The balance weights 355 and 356 are formed at the outer rotor 330 such that a mass center 372 of the outer rotor 330 becomes apart from a rotation center 370 of the outer rotor 330. In more detail, the balance weight 355 is inserted in the outer rotor 330, and the balance weight 356 is formed at the interior circumference of the outer rotor 330. For example, the balance weights 355 and 356 may be formed of a material heavier than the outer rotor 330.
The balance weight 357 is formed at the inner rotor 325 such that a mass center 367 of the inner rotor 325 may become apart from a rotation center 365 of the inner rotor 325. For example, the balance weight 357 may be formed of a material heavier than the inner rotor 325.
In addition, the mass center 372 of the outer rotor 330 becomes further apart from the rotation center 370 of the outer rotor 330 because of its geometrical shape. For example, as shown in FIG. 2, the outer rotor 330 is thicker at a region where the balance weight 355 is formed, and is thinner at a region opposite thereto.
By such a scheme, although the inner rotor 325 has its rotation center 365 at the center of the first shaft 205, it has the mass center 367 that is apart upward from the rotation center 365.

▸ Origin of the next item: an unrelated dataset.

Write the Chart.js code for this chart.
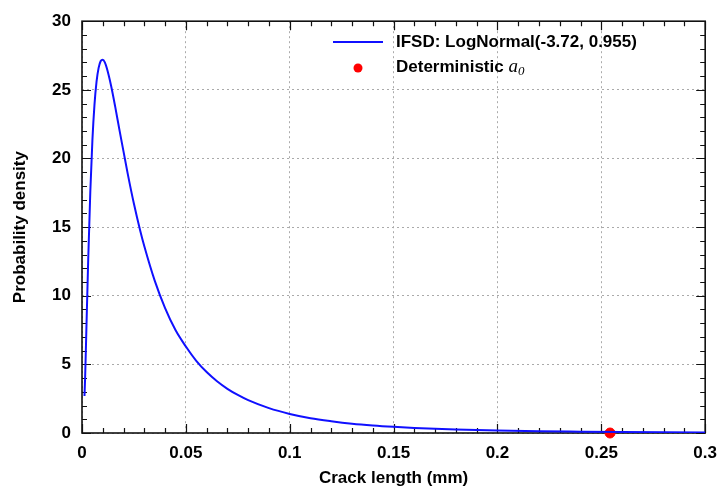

In addition, since the outer rotor 330 is eccentrically arranged with respect to the first shaft 205, the rotation center 370 is formed above the center of the first shaft 205. Because of the geometrical shape of the outer rotor 330 and because of the balance weights 355 and 356 in addition thereto, the mass center 372 of the outer rotor 330 is formed above the rotation center 370 of the outer rotor 330.
Therefore, when the first shaft 205 rotates, the biased position of the mass center of the outer rotor 330 generates a vibrating force, and in addition there to, the biased position of the mass center of the inner rotor 325 also generates an additive vibrating force. Such a vibrating force may be used to annul the vibration of the engine that is caused by the rotation of the crankshaft.
While this invention has been described in connection with what is presently considered to be practical exemplary embodiments, it is to be understood that the invention is not limited to the disclosed embodiments, but, on the contrary, is intended to cover various modifications and equivalent arrangements included within the spirit and scope of the appended claims.